#### CHALLENGE
Reproduce the listing below in full and without alteration, apart from its pictures.

:::::

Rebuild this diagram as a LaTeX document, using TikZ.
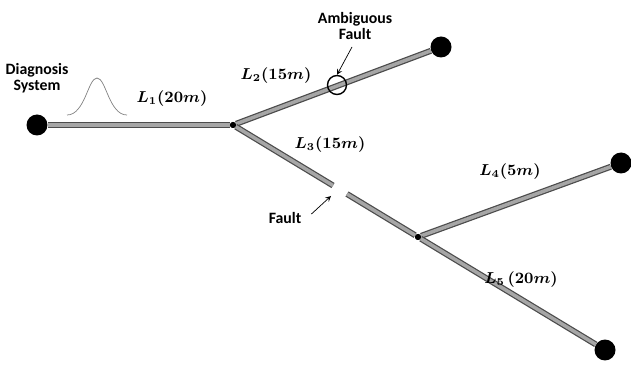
\documentclass[tikz,border=0pt]{standalone}
\usepackage{amsmath, amssymb}
\usepackage{bm}
\usepackage{fontspec}
\setsansfont{Carlito}
\usepackage{tikz}
\usetikzlibrary{quotes}

\begin{document}
\begin{tikzpicture}[x=0.02cm, y=-0.02cm,
    pipe/.style={draw=black!70, double=gray!70, line width=0.7pt, double distance=2pt},
    term/.style={circle, fill=black, inner sep=0pt, minimum size=0.42cm},
    joint/.style={circle, fill=black, inner sep=0pt, minimum size=0.12cm},
    lab/.style={font=\small},
    note/.style={font=\sffamily\bfseries\small, align=center}]

    \useasboundingbox (0,0) rectangle (631,367);

    \node[term]  (src) at (37, 125)   {};
    \node[joint] (j1)  at (233, 125)  {};
    \node[term]  (e2)  at (441, 47)   {};
    \node[joint] (j2)  at (418, 237)  {};
    \node[term]  (e4)  at (621, 163)  {};
    \node[term]  (e5)  at (605, 350)  {};

    \coordinate (gapa) at (333, 185.5);
    \coordinate (gapb) at (347, 194);

    \draw[pipe] (src) -- (j1);
    \draw[pipe] (j1) -- (e2);
    \draw[pipe] (j1) -- (gapa);
    \draw[pipe] (gapb) -- (j2);
    \draw[pipe] (j2) -- (e4);
    \draw[pipe] (j2) -- (e5);
    \node[joint] at (j1) {};
    \node[joint] at (j2) {};

    \node[circle, draw, thick, minimum size=0.38cm, inner sep=0pt] (amb) at (337, 85) {};

    \draw[gray, thin] (67, 115) .. controls (85, 115) and (88, 78) .. (97, 78)
                                .. controls (106, 78) and (109, 115) .. (127, 115);

    \node[note] (diag) at (37, 78)  {Diagnosis\\[-2pt]System};
    \node[note] (ambt) at (355, 26) {Ambiguous\\[-2pt]Fault};
    \node[note] (flt)  at (285, 218) {Fault};

    \draw[-stealth] (352, 47) -- (amb.north);
    \coordinate (fpt) at (331, 196);
    \draw[-stealth] (flt.east) ++(4, -4) -- (fpt);

    \node[lab] (l1) at (172, 99)  {$\bm{L_1(20m)}$};
    \node[lab] (l2) at (276, 76)  {$\bm{L_2(15m)}$};
    \node[lab] (l3) at (330, 145) {$\bm{L_3(15m)}$};
    \node[lab] (l4) at (510, 172) {$\bm{L_4(5m)}$};
    \node[lab] (l5) at (521, 280) {$\bm{L_5\,(20m)}$};
  \end{tikzpicture}
\end{document}
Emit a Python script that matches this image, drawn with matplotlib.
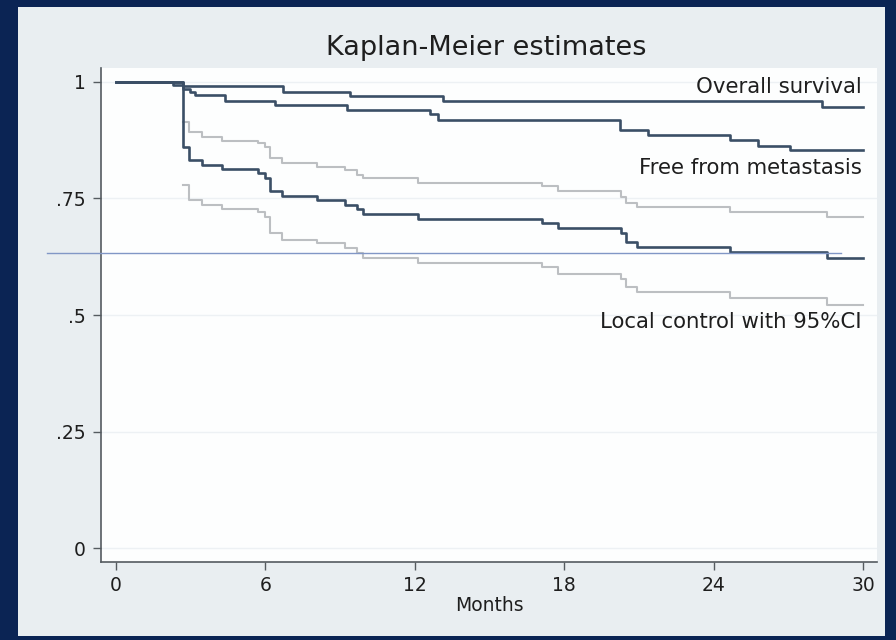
import matplotlib
matplotlib.use("Agg")
import matplotlib.pyplot as plt
from matplotlib.patches import Rectangle

plt.rcParams['font.family'] = ['DejaVu Sans']

# ---- data ----
month_ticks = [0, 6, 12, 18, 24, 30]
y_ticks = [0, 0.25, 0.5, 0.75, 1]
y_tick_labels = ['0', '.25', '.5', '.75', '1']

os_time = [0, 2.69, 6.71, 9.40, 13.13, 28.35, 30]
os_surv = [1, 0.991, 0.979, 0.970, 0.960, 0.947, 0.947]

ffm_time = [0, 2.29, 2.69, 2.97, 3.17, 4.38, 6.39, 9.28, 12.61, 12.93,
            20.24, 21.37, 24.66, 25.78, 27.07, 30]
ffm_surv = [1, 0.994, 0.985, 0.979, 0.972, 0.960, 0.951, 0.940, 0.931, 0.918,
            0.897, 0.886, 0.876, 0.863, 0.853, 0.853]

lc_time = [0, 2.69, 2.94, 3.44, 4.24, 5.71, 5.98, 6.18, 6.65, 8.06, 9.20,
           9.67, 9.91, 12.13, 17.10, 17.76, 20.27, 20.48, 20.94, 24.67, 28.54, 30]
lc_surv = [1, 0.860, 0.833, 0.822, 0.813, 0.804, 0.793, 0.766, 0.755, 0.746,
           0.737, 0.727, 0.717, 0.705, 0.698, 0.686, 0.675, 0.657, 0.646,
           0.636, 0.623, 0.623]

ci_time = [2.69, 2.94, 3.44, 4.24, 5.71, 5.98, 6.18, 6.65, 8.06, 9.20,
           9.67, 9.91, 12.13, 17.10, 17.76, 20.27, 20.48, 20.94, 24.67, 28.54, 30]
lc_upper = [0.915, 0.893, 0.883, 0.874, 0.868, 0.860, 0.836, 0.827, 0.818,
            0.811, 0.800, 0.793, 0.784, 0.777, 0.766, 0.754, 0.740, 0.731,
            0.722, 0.710, 0.710]
lc_lower = [0.779, 0.747, 0.736, 0.727, 0.720, 0.711, 0.675, 0.662, 0.654,
            0.643, 0.634, 0.622, 0.611, 0.602, 0.589, 0.577, 0.561, 0.550,
            0.536, 0.521, 0.521]

ref_level = 0.632
ref_span = [-2.77, 29.1]

label_os = "Overall survival"
label_ffm = "Free from metastasis"
label_lc = "Local control with 95%CI"

# ---- figure ----
W, H = 896, 640
fig = plt.figure(figsize=(W / 100, H / 100), dpi=100)
fig.patch.set_facecolor('#0b2454')
fig.add_artist(Rectangle((18 / W, 1 - 636 / H), (885 - 18) / W, (636 - 7) / H,
                         transform=fig.transFigure, facecolor='#e9eef1',
                         edgecolor='none', zorder=0))

ax = fig.add_axes([101 / W, 1 - 562 / H, (877 - 101) / W, (562 - 68) / H])
ax.set_facecolor('#fdfefe')
ax.set_xlim(-0.60, 30.56)
ax.set_ylim(-0.030, 1.030)

for s in ['top', 'right']:
    ax.spines[s].set_visible(False)
for s in ['left', 'bottom']:
    ax.spines[s].set_color('#555b60')
    ax.spines[s].set_linewidth(1.2)

ax.set_yticks(y_ticks)
ax.set_yticklabels(y_tick_labels)
ax.set_xticks(month_ticks)
ax.tick_params(axis='both', colors='#555b60', labelcolor='#1e1e1e',
               labelsize=13.5, length=6, width=1.0)
ax.tick_params(axis='y', pad=5)
ax.tick_params(axis='x', pad=4)

for yv in y_ticks:
    ax.axhline(yv, color='#edf1f4', lw=1.0, zorder=1)

dark = '#3b4f66'
light = '#bcbfc2'
ax.step(ci_time, lc_upper, where='post', color=light, lw=1.5, zorder=2)
ax.step(ci_time, lc_lower, where='post', color=light, lw=1.5, zorder=2)
ax.step(os_time, os_surv, where='post', color=dark, lw=1.9, zorder=3)
ax.step(ffm_time, ffm_surv, where='post', color=dark, lw=1.9, zorder=3)
ax.step(lc_time, lc_surv, where='post', color=dark, lw=1.9, zorder=3)

ax.plot(ref_span, [ref_level, ref_level], color='#8197c6', lw=1.0,
        clip_on=False, zorder=4)

txt_kw = dict(ha='right', va='center', fontsize=15.3, color='#1e1e1e')
ax.text(29.95, 0.989, label_os, **txt_kw)
ax.text(29.95, 0.815, label_ffm, **txt_kw)
ax.text(29.95, 0.485, label_lc, **txt_kw)

ax.set_xlabel('Months', fontsize=13.5, color='#1e1e1e', labelpad=1)
fig.text(486 / W, 1 - 48 / H, 'Kaplan-Meier estimates', ha='center',
         va='center', fontsize=19.5, color='#1e1e1e')

fig.savefig('out.png', dpi=100, facecolor=fig.get_facecolor())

:::::

#### WRITTEN ANSWER
Rebuild this diagram as a LaTeX document, using TikZ.
\documentclass[tikz,border=0pt]{standalone}
\usepackage{amsmath, amssymb}
\usepackage{bm}
\usepackage{fontspec}
\setsansfont{Carlito}
\usepackage{tikz}
\usetikzlibrary{quotes}

\begin{document}
\begin{tikzpicture}[x=0.02cm, y=-0.02cm,
    pipe/.style={draw=black!70, double=gray!70, line width=0.7pt, double distance=2pt},
    term/.style={circle, fill=black, inner sep=0pt, minimum size=0.42cm},
    joint/.style={circle, fill=black, inner sep=0pt, minimum size=0.12cm},
    lab/.style={font=\small},
    note/.style={font=\sffamily\bfseries\small, align=center}]

    \useasboundingbox (0,0) rectangle (631,367);

    \node[term]  (src) at (37, 125)   {};
    \node[joint] (j1)  at (233, 125)  {};
    \node[term]  (e2)  at (441, 47)   {};
    \node[joint] (j2)  at (418, 237)  {};
    \node[term]  (e4)  at (621, 163)  {};
    \node[term]  (e5)  at (605, 350)  {};

    \coordinate (gapa) at (333, 185.5);
    \coordinate (gapb) at (347, 194);

    \draw[pipe] (src) -- (j1);
    \draw[pipe] (j1) -- (e2);
    \draw[pipe] (j1) -- (gapa);
    \draw[pipe] (gapb) -- (j2);
    \draw[pipe] (j2) -- (e4);
    \draw[pipe] (j2) -- (e5);
    \node[joint] at (j1) {};
    \node[joint] at (j2) {};

    \node[circle, draw, thick, minimum size=0.38cm, inner sep=0pt] (amb) at (337, 85) {};

    \draw[gray, thin] (67, 115) .. controls (85, 115) and (88, 78) .. (97, 78)
                                .. controls (106, 78) and (109, 115) .. (127, 115);

    \node[note] (diag) at (37, 78)  {Diagnosis\\[-2pt]System};
    \node[note] (ambt) at (355, 26) {Ambiguous\\[-2pt]Fault};
    \node[note] (flt)  at (285, 218) {Fault};

    \draw[-stealth] (352, 47) -- (amb.north);
    \coordinate (fpt) at (331, 196);
    \draw[-stealth] (flt.east) ++(4, -4) -- (fpt);

    \node[lab] (l1) at (172, 99)  {$\bm{L_1(20m)}$};
    \node[lab] (l2) at (276, 76)  {$\bm{L_2(15m)}$};
    \node[lab] (l3) at (330, 145) {$\bm{L_3(15m)}$};
    \node[lab] (l4) at (510, 172) {$\bm{L_4(5m)}$};
    \node[lab] (l5) at (521, 280) {$\bm{L_5\,(20m)}$};
  \end{tikzpicture}
\end{document}
Emit a Python script that matches this image, drawn with matplotlib.
import matplotlib
matplotlib.use("Agg")
import matplotlib.pyplot as plt
from matplotlib.patches import Rectangle

plt.rcParams['font.family'] = ['DejaVu Sans']

# ---- data ----
month_ticks = [0, 6, 12, 18, 24, 30]
y_ticks = [0, 0.25, 0.5, 0.75, 1]
y_tick_labels = ['0', '.25', '.5', '.75', '1']

os_time = [0, 2.69, 6.71, 9.40, 13.13, 28.35, 30]
os_surv = [1, 0.991, 0.979, 0.970, 0.960, 0.947, 0.947]

ffm_time = [0, 2.29, 2.69, 2.97, 3.17, 4.38, 6.39, 9.28, 12.61, 12.93,
            20.24, 21.37, 24.66, 25.78, 27.07, 30]
ffm_surv = [1, 0.994, 0.985, 0.979, 0.972, 0.960, 0.951, 0.940, 0.931, 0.918,
            0.897, 0.886, 0.876, 0.863, 0.853, 0.853]

lc_time = [0, 2.69, 2.94, 3.44, 4.24, 5.71, 5.98, 6.18, 6.65, 8.06, 9.20,
           9.67, 9.91, 12.13, 17.10, 17.76, 20.27, 20.48, 20.94, 24.67, 28.54, 30]
lc_surv = [1, 0.860, 0.833, 0.822, 0.813, 0.804, 0.793, 0.766, 0.755, 0.746,
           0.737, 0.727, 0.717, 0.705, 0.698, 0.686, 0.675, 0.657, 0.646,
           0.636, 0.623, 0.623]

ci_time = [2.69, 2.94, 3.44, 4.24, 5.71, 5.98, 6.18, 6.65, 8.06, 9.20,
           9.67, 9.91, 12.13, 17.10, 17.76, 20.27, 20.48, 20.94, 24.67, 28.54, 30]
lc_upper = [0.915, 0.893, 0.883, 0.874, 0.868, 0.860, 0.836, 0.827, 0.818,
            0.811, 0.800, 0.793, 0.784, 0.777, 0.766, 0.754, 0.740, 0.731,
            0.722, 0.710, 0.710]
lc_lower = [0.779, 0.747, 0.736, 0.727, 0.720, 0.711, 0.675, 0.662, 0.654,
            0.643, 0.634, 0.622, 0.611, 0.602, 0.589, 0.577, 0.561, 0.550,
            0.536, 0.521, 0.521]

ref_level = 0.632
ref_span = [-2.77, 29.1]

label_os = "Overall survival"
label_ffm = "Free from metastasis"
label_lc = "Local control with 95%CI"

# ---- figure ----
W, H = 896, 640
fig = plt.figure(figsize=(W / 100, H / 100), dpi=100)
fig.patch.set_facecolor('#0b2454')
fig.add_artist(Rectangle((18 / W, 1 - 636 / H), (885 - 18) / W, (636 - 7) / H,
                         transform=fig.transFigure, facecolor='#e9eef1',
                         edgecolor='none', zorder=0))

ax = fig.add_axes([101 / W, 1 - 562 / H, (877 - 101) / W, (562 - 68) / H])
ax.set_facecolor('#fdfefe')
ax.set_xlim(-0.60, 30.56)
ax.set_ylim(-0.030, 1.030)

for s in ['top', 'right']:
    ax.spines[s].set_visible(False)
for s in ['left', 'bottom']:
    ax.spines[s].set_color('#555b60')
    ax.spines[s].set_linewidth(1.2)

ax.set_yticks(y_ticks)
ax.set_yticklabels(y_tick_labels)
ax.set_xticks(month_ticks)
ax.tick_params(axis='both', colors='#555b60', labelcolor='#1e1e1e',
               labelsize=13.5, length=6, width=1.0)
ax.tick_params(axis='y', pad=5)
ax.tick_params(axis='x', pad=4)

for yv in y_ticks:
    ax.axhline(yv, color='#edf1f4', lw=1.0, zorder=1)

dark = '#3b4f66'
light = '#bcbfc2'
ax.step(ci_time, lc_upper, where='post', color=light, lw=1.5, zorder=2)
ax.step(ci_time, lc_lower, where='post', color=light, lw=1.5, zorder=2)
ax.step(os_time, os_surv, where='post', color=dark, lw=1.9, zorder=3)
ax.step(ffm_time, ffm_surv, where='post', color=dark, lw=1.9, zorder=3)
ax.step(lc_time, lc_surv, where='post', color=dark, lw=1.9, zorder=3)

ax.plot(ref_span, [ref_level, ref_level], color='#8197c6', lw=1.0,
        clip_on=False, zorder=4)

txt_kw = dict(ha='right', va='center', fontsize=15.3, color='#1e1e1e')
ax.text(29.95, 0.989, label_os, **txt_kw)
ax.text(29.95, 0.815, label_ffm, **txt_kw)
ax.text(29.95, 0.485, label_lc, **txt_kw)

ax.set_xlabel('Months', fontsize=13.5, color='#1e1e1e', labelpad=1)
fig.text(486 / W, 1 - 48 / H, 'Kaplan-Meier estimates', ha='center',
         va='center', fontsize=19.5, color='#1e1e1e')

fig.savefig('out.png', dpi=100, facecolor=fig.get_facecolor())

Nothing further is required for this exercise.